When does my basket effect acquisition? TB Baba Batra 84-86

The Mishnah on daf TB Baba Batra 84 reopens the topic when a person acquires an object. Obviously before the item is sold, both the seller and the buyer have to have the same mind about the object. The seller wants to sell it and the buyer wants to buy it. Nevertheless, handing over the money of the agreed purchase price is insufficient for the buyer to actually acquire the item. The buyer has to do an act of acquisition.

“This mishna discusses several methods of acquiring movable property. With regard to one who sells produce to another, if the buyer pulled the produce but did not measure it, he has acquired the produce through the act of acquisition of pulling. If he measured the produce but did not pull it, he has not acquired it, and either the seller or the buyer can decide to rescind the sale. If the buyer is perspicacious and wants to acquire the produce without having to pull it, and he wishes to do so before the seller could change his mind and decide not to sell, he rents its place, where the produce is located, and his property immediately effects acquisition of the produce on his behalf.” (TB Baba Batra 84b, Sefaria.org translation)

Because this Mishna is too vague, the Gemara litigates where the selling takes place and when the buyer’s vessel acquires the produce. First of all, everybody agrees that when the transaction happens in the public domain, the buyer’s vessel doesn’t automatically acquire the item that is put into it. “A person’s vessels effect acquisition of any item placed inside them for him, in any place in which they are situated, except for the public domain.” (TB Baba Batra 85a, Sefaria.org translation) Rashbam explains that the basket in the public domain creates a public hazard as people may trip over it; consequently, it has no right to be there.

When the buyer’s basket is in a neutral territory like an alleyway or court your where neither the buyer nor the seller own, the buyer’s vessel effects the acquisition of the goods. “Rabbi Asi says that Rabbi Yoḥanan says: If the seller measured the produce and placed it in an alleyway, which is not the public domain but a location where people can keep their belongings, then even if the buyer did not pull the produce, he acquires it..” (TB Baba Batra 84b, Sefaria.org translation) Rashbam explains the buyer can temporarily acquire the land upon which the basket sits and that spot acts like a kinyan khazarot (קנין חצרות).

Obviously when the buyer’s basket is in the buyer’s domain, the items in the basket belong to the buyer.

What happens when the buyer’s basket is in the seller’s domain? This question is never definitively answered. One position asserts that my vessel actually can acquire the items put in it even in the seller’s domain. The other position argues that the vessel status becomes subsumed or nullified by the larger sellers domain. Halkhically, it is as if not my vessel at all. The only time the buyer’s vessel can definitely acquire the items put into it in the sellers domain is when the seller says, “Go and acquire it.” “Ravina said to Rav Ashi: Come and hear a resolution, as Rav and Shmuel both say: A person’s vessel effects acquisition for him of any item placed inside it, in any place that it is situated. What is added by the phrase: In any place? Does it not serve to add the domain of the seller? Rav Ashi answered: There, it is referring to a specific case, where the seller said to him: Go and acquire it. In that situation, the buyer does acquire the merchandise. This does not refer to a standard case where the buyer’s vessels are located in the domain of the seller.” (Sefaria.org translation)

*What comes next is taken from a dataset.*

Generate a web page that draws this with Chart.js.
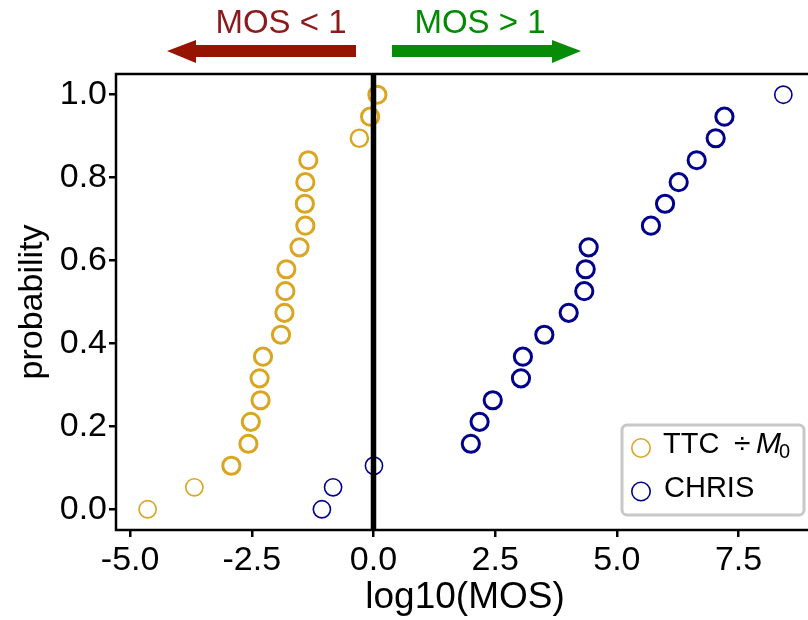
<!DOCTYPE html>
<html>
<head>
<meta charset="utf-8">
<script src="https://cdn.jsdelivr.net/npm/chart.js@4/dist/chart.umd.min.js"></script>
<style>
  html, body { margin: 0; padding: 0; background: #fff; overflow: hidden; }
  canvas { display: block; }
</style>
</head>
<body>
<canvas id="mos" width="830" height="620"></canvas>
<script>
// probabilidade acumulada (20 pontos por série)
var probability = [0.000, 0.053, 0.105, 0.158, 0.211, 0.263, 0.316, 0.368, 0.421, 0.474,
                   0.526, 0.579, 0.632, 0.684, 0.737, 0.789, 0.842, 0.895, 0.947, 1.000];
var ttcMos = [-4.64, -3.68, -2.92, -2.57, -2.52, -2.32, -2.34, -2.27, -1.90, -1.83,
              -1.81, -1.79, -1.52, -1.40, -1.41, -1.40, -1.34, -0.29, -0.07, 0.08];
var chrisMos = [-1.06, -0.83, 0.01, 2.00, 2.18, 2.45, 3.03, 3.07, 3.51, 4.01,
                4.33, 4.36, 4.42, 5.70, 5.99, 6.27, 6.64, 7.03, 7.21, 8.42];
var xTicks = [-5.0, -2.5, 0.0, 2.5, 5.0, 7.5];
var yTicks = [0.0, 0.2, 0.4, 0.6, 0.8, 1.0];

var gold = '#DAA520';
var navy = '#00008B';
var font = '"Liberation Sans", Arial, sans-serif';

function toPoints(xs) {
    return xs.map(function (x, i) { return { x: x, y: probability[i] }; });
}

// caixa do painel, linha do zero, setas e legenda
var decorations = {
    id: 'decorations',
    afterDatasetsDraw: function (chart) {
        var ctx = chart.ctx;
        var a = chart.chartArea;
        var x0 = chart.scales.x.getPixelForValue(0);
        ctx.save();
        ctx.strokeStyle = '#000';
        ctx.lineWidth = 5.5;
        ctx.beginPath();
        ctx.moveTo(x0, a.top);
        ctx.lineTo(x0, a.bottom);
        ctx.stroke();
        ctx.lineWidth = 2.5;
        ctx.strokeRect(a.left, a.top, a.right - a.left, a.bottom - a.top);
        ctx.restore();
    },
    afterDraw: function (chart) {
        var ctx = chart.ctx;
        ctx.save();
        // setas
        ctx.fillStyle = '#961300';
        ctx.fillRect(195, 45, 161, 12);
        ctx.beginPath();
        ctx.moveTo(196, 40); ctx.lineTo(167, 51); ctx.lineTo(196, 63); ctx.closePath();
        ctx.fill();
        ctx.fillStyle = '#078C07';
        ctx.fillRect(392, 45, 161, 12);
        ctx.beginPath();
        ctx.moveTo(552, 40); ctx.lineTo(581, 51); ctx.lineTo(552, 63); ctx.closePath();
        ctx.fill();
        ctx.font = '33px ' + font;
        ctx.textAlign = 'center';
        ctx.textBaseline = 'alphabetic';
        ctx.fillStyle = '#8B1A1A';
        ctx.fillText('MOS < 1', 281, 33);
        ctx.fillStyle = '#008B00';
        ctx.fillText('MOS > 1', 480, 33);

        // legenda
        ctx.fillStyle = '#fff';
        ctx.strokeStyle = '#C8C8C8';
        ctx.lineWidth = 3;
        ctx.beginPath();
        ctx.roundRect(622, 425, 182, 90, 5);
        ctx.fill();
        ctx.stroke();
        ctx.lineWidth = 1.6;
        ctx.strokeStyle = gold;
        ctx.beginPath(); ctx.arc(641, 448, 9.2, 0, Math.PI * 2); ctx.stroke();
        ctx.strokeStyle = navy;
        ctx.beginPath(); ctx.arc(641, 491.5, 9.2, 0, Math.PI * 2); ctx.stroke();
        ctx.fillStyle = '#000';
        ctx.textAlign = 'left';
        ctx.font = '29px ' + font;
        ctx.fillText('TTC', 663, 453);
        ctx.fillText('CHRIS', 664, 497);
        ctx.font = '30px ' + font;
        ctx.fillText('\u00F7', 734, 453);
        ctx.font = 'italic 30px ' + font;
        ctx.fillText('M', 756, 453);
        var mw = ctx.measureText('M').width;
        ctx.font = '20px ' + font;
        ctx.fillText('0', 756 + mw - 2, 458);
        ctx.restore();
    }
};

var ctx = document.getElementById('mos');
var chart = new Chart(ctx, {
    type: 'scatter',
    data: {
        datasets: [{
            label: 'TTC \u00F7 M0',
            data: toPoints(ttcMos),
            borderColor: gold,
            backgroundColor: 'rgba(0,0,0,0)',
            pointRadius: 8.6,
            borderWidth: function (c) { return c.dataIndex < 2 ? 1.6 : (c.dataIndex === 17 ? 2.4 : 3); }
        }, {
            label: 'CHRIS',
            data: toPoints(chrisMos),
            borderColor: navy,
            backgroundColor: 'rgba(0,0,0,0)',
            pointRadius: 8.6,
            borderWidth: function (c) { return (c.dataIndex < 3 || c.dataIndex === 19) ? 1.6 : 3; }
        }]
    },
    options: {
        responsive: false,
        devicePixelRatio: 1,
        animation: false,
        layout: { padding: { top: 74, right: 16, left: 0, bottom: 0 } },
        plugins: {
            legend: { display: false },
            tooltip: { enabled: false }
        },
        scales: {
            x: {
                type: 'linear',
                min: -5.29,
                max: 9.05,
                afterBuildTicks: function (axis) {
                    axis.ticks = xTicks.map(function (v) { return { value: v }; });
                },
                afterFit: function (axis) { axis.height = 90; },
                ticks: {
                    color: '#000',
                    font: { family: font, size: 34 },
                    padding: 3,
                    maxRotation: 0,
                    callback: function (v) { return v.toFixed(1); }
                },
                grid: { drawOnChartArea: false, color: '#000', lineWidth: 2.5, tickLength: 7 },
                border: { display: false },
                title: {
                    display: true,
                    text: 'log10(MOS)',
                    color: '#000',
                    font: { family: font, size: 37 },
                    padding: { top: 0, bottom: 0 }
                }
            },
            y: {
                min: -0.05,
                max: 1.05,
                afterBuildTicks: function (axis) {
                    axis.ticks = yTicks.map(function (v) { return { value: v }; });
                },
                afterFit: function (axis) { axis.width = 116; },
                ticks: {
                    color: '#000',
                    font: { family: font, size: 34 },
                    padding: 2,
                    callback: function (v) { return v.toFixed(1); }
                },
                grid: { drawOnChartArea: false, color: '#000', lineWidth: 2.5, tickLength: 7 },
                border: { display: false },
                title: {
                    display: true,
                    text: 'probability',
                    color: '#000',
                    font: { family: font, size: 34 },
                    padding: { top: 12, bottom: 0 }
                }
            }
        }
    },
    plugins: [decorations]
});
</script>
</body>
</html>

The Gemara goes on to teach us other rules of acquisition. “§ We learned in a mishna elsewhere (Kiddushin 26a): Property that is guaranteed, i.e., land, is acquired by means of money, or by means of a bill, or by taking possession of it. And property that does not have a guarantee, i.e., movable property, can be acquired only by means of pulling. In Sura they taught this following halakha in the name of Rav Ḥisda, while in Pumbedita they taught it in the name of Rav Kahana, and some say in the name of Rava: They taught that movable property is acquired by means of pulling only with regard to items that are not typically lifted due to their weight or for some other reason. But in the case of items that are typically lifted, then yes, they are acquired by means of lifting, but they are not acquired by means of pulling.” (Sefari.org translation)

The rabbis made an exception with small domesticated animals. You might think that small domesticated animals need to be lifted in order to acquire them. “Domesticated animals are different, as they cling to the ground and it is difficult to lift them. Therefore, the usual manner of moving animals is to pull them.” (Sefaria.org translation) Because these animals are difficult to hold even though they are light enough to pick up, the rabbis decreed leniently a person may acquire them through pulling.